TASK DESCRIPTION
Scan the material below for the string "this", and copy every line where it shows up.

GIVEN DATA

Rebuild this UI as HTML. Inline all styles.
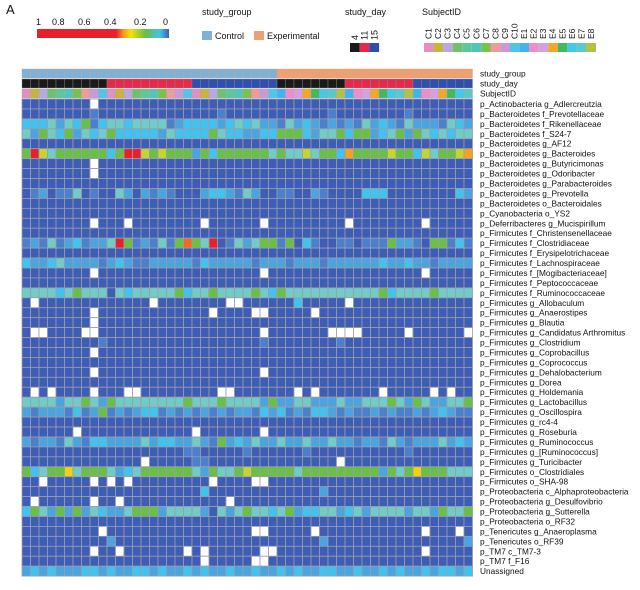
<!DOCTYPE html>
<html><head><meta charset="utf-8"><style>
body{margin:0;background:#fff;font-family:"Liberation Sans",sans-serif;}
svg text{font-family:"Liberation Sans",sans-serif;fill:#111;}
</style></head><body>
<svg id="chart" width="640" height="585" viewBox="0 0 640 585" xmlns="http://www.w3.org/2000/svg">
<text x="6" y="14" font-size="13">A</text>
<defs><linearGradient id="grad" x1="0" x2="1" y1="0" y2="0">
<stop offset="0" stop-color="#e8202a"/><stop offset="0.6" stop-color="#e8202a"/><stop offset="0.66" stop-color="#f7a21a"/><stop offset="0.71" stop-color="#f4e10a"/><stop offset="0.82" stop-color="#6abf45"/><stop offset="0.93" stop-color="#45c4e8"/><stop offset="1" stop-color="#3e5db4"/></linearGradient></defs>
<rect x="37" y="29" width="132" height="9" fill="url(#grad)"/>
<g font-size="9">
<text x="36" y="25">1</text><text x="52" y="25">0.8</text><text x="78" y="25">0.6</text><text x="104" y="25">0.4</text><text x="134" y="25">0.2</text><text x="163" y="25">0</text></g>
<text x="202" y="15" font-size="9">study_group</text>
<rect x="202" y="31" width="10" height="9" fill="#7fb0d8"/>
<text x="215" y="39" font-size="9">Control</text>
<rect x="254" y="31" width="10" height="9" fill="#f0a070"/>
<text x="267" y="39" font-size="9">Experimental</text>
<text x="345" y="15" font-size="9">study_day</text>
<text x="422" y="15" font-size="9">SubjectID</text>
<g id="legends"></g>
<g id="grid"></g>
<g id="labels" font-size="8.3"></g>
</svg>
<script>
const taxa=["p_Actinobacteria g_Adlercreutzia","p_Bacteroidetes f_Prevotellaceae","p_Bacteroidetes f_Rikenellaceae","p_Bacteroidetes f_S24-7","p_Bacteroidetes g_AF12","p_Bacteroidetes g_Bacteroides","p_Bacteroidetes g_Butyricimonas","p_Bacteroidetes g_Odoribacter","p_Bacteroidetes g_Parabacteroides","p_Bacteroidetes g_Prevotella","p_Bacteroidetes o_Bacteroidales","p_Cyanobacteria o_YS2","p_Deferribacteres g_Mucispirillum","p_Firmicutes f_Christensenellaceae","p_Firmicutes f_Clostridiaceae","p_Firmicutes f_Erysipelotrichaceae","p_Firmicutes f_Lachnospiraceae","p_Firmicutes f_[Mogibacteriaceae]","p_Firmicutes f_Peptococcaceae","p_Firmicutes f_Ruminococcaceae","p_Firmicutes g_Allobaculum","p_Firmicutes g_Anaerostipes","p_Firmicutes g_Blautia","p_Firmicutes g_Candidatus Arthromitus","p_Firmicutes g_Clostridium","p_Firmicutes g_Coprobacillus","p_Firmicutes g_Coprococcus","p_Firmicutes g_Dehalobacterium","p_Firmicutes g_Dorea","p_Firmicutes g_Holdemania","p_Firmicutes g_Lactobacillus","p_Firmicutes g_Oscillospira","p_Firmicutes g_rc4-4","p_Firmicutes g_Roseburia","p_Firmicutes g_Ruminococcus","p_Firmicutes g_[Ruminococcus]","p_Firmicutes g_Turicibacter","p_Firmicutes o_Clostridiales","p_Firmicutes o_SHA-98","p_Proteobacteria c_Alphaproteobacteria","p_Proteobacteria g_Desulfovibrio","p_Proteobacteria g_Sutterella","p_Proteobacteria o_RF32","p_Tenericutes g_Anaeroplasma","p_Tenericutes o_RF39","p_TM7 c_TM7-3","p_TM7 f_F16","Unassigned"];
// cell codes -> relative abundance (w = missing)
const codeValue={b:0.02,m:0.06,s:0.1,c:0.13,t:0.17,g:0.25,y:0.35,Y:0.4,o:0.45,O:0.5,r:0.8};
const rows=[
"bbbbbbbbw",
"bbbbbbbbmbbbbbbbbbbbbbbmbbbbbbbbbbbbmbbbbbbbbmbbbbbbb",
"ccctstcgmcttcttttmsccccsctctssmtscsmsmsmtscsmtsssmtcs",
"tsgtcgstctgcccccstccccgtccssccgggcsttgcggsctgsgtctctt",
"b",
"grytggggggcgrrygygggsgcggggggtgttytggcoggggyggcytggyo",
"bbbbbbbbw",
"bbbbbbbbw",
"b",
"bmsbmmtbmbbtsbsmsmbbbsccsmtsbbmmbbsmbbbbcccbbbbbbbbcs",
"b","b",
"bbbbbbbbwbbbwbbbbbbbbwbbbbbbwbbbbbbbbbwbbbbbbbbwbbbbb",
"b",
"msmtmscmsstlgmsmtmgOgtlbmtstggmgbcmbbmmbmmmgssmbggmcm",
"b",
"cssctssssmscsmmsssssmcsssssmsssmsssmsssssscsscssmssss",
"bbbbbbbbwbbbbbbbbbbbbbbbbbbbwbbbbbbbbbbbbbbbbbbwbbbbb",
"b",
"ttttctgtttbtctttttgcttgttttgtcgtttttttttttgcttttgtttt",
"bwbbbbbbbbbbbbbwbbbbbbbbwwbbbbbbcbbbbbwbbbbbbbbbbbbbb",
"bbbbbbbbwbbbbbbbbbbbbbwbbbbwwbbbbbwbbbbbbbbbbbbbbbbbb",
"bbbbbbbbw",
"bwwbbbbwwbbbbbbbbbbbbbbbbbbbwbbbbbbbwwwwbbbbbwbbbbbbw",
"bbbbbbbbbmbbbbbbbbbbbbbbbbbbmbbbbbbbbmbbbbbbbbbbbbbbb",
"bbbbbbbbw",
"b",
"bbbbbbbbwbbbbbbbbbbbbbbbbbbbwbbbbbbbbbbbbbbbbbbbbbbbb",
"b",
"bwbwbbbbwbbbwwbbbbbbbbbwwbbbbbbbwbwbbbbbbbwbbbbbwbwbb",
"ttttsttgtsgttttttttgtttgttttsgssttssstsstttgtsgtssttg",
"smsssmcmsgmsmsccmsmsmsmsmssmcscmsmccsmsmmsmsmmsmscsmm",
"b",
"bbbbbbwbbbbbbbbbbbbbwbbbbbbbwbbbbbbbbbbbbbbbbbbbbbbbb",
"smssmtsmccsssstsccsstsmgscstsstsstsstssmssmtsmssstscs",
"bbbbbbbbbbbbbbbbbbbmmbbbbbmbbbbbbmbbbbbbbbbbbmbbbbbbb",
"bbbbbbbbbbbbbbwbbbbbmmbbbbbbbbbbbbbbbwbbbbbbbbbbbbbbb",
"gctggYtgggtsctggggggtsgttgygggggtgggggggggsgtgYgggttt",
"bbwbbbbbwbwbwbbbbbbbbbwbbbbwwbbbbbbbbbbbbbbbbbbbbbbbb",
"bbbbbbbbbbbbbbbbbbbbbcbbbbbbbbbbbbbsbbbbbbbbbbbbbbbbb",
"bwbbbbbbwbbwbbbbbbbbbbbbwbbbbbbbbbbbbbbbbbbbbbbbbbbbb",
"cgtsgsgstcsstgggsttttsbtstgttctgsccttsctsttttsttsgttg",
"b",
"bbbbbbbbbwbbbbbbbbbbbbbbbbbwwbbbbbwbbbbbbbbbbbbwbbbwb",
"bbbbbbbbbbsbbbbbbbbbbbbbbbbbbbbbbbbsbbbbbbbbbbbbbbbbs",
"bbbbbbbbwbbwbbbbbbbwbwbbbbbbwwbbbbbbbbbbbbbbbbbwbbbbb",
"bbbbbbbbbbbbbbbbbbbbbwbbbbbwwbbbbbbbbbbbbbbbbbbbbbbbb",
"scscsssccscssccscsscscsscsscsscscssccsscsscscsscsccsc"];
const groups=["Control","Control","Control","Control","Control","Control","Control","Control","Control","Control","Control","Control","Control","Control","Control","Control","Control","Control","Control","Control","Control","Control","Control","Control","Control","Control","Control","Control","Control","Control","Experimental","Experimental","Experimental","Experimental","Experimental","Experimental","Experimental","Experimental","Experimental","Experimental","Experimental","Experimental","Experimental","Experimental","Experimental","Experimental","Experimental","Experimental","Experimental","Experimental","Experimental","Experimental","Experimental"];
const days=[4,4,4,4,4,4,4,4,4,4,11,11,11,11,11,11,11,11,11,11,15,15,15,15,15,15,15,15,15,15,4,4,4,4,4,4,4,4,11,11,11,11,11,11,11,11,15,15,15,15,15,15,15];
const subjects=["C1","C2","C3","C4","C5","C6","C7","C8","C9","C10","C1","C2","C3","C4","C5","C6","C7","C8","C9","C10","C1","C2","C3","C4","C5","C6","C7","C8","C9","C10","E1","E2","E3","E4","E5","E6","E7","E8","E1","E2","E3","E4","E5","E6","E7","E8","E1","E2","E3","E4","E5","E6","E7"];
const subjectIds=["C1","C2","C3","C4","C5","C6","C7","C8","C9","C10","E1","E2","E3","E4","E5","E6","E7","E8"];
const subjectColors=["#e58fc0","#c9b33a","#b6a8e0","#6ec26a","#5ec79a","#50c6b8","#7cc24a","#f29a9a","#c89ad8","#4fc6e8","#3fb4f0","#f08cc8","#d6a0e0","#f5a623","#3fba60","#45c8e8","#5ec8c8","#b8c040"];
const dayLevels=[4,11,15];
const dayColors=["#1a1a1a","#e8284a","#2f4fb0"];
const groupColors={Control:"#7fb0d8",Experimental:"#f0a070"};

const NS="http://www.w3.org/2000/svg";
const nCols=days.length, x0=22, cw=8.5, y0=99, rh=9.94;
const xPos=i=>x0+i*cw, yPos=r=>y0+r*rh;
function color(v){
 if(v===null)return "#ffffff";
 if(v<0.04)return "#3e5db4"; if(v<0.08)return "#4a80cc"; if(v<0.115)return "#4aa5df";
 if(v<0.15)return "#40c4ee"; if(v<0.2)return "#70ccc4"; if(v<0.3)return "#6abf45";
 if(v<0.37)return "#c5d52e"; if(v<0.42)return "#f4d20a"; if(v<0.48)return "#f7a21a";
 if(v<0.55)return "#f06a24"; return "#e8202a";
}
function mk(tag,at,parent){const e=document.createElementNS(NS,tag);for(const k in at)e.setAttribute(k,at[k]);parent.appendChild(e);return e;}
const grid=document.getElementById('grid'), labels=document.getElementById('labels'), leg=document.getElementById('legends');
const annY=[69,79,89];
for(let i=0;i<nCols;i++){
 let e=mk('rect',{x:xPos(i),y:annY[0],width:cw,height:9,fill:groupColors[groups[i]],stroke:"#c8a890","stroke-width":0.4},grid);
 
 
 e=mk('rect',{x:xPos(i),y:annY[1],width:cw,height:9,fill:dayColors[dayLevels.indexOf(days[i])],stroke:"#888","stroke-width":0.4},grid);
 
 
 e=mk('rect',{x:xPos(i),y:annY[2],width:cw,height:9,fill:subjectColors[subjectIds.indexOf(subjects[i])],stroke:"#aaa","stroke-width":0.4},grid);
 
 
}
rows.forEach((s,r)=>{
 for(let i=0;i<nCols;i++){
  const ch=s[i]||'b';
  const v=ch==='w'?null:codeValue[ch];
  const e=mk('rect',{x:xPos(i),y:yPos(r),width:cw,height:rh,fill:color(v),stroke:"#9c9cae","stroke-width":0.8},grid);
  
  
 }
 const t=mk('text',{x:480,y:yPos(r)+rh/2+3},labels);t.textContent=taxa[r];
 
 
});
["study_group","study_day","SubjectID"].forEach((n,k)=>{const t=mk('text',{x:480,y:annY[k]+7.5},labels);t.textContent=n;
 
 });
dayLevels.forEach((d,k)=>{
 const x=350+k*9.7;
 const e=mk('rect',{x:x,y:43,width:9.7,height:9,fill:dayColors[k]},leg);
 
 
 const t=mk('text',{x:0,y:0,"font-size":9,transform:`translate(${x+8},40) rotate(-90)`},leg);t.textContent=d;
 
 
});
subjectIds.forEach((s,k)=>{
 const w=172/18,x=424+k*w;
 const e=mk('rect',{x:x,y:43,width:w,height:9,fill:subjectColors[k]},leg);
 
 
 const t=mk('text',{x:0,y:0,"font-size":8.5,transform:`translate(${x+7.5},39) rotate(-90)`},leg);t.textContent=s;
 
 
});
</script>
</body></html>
==
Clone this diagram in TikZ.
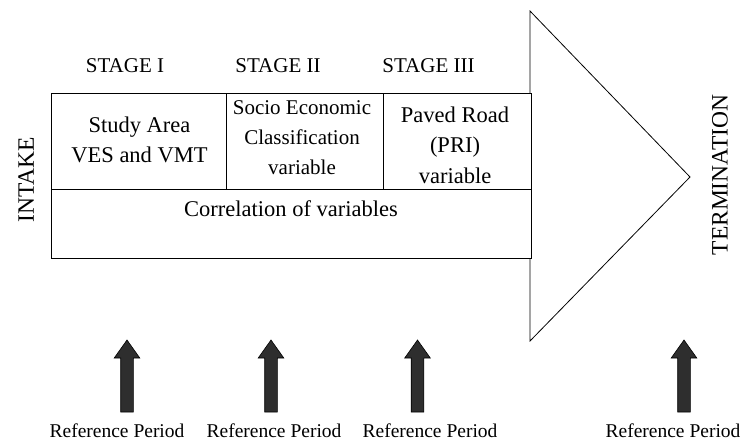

WRITTEN RESPONSE
Rebuild this UI as HTML. Inline all styles.
Clone this diagram in TikZ.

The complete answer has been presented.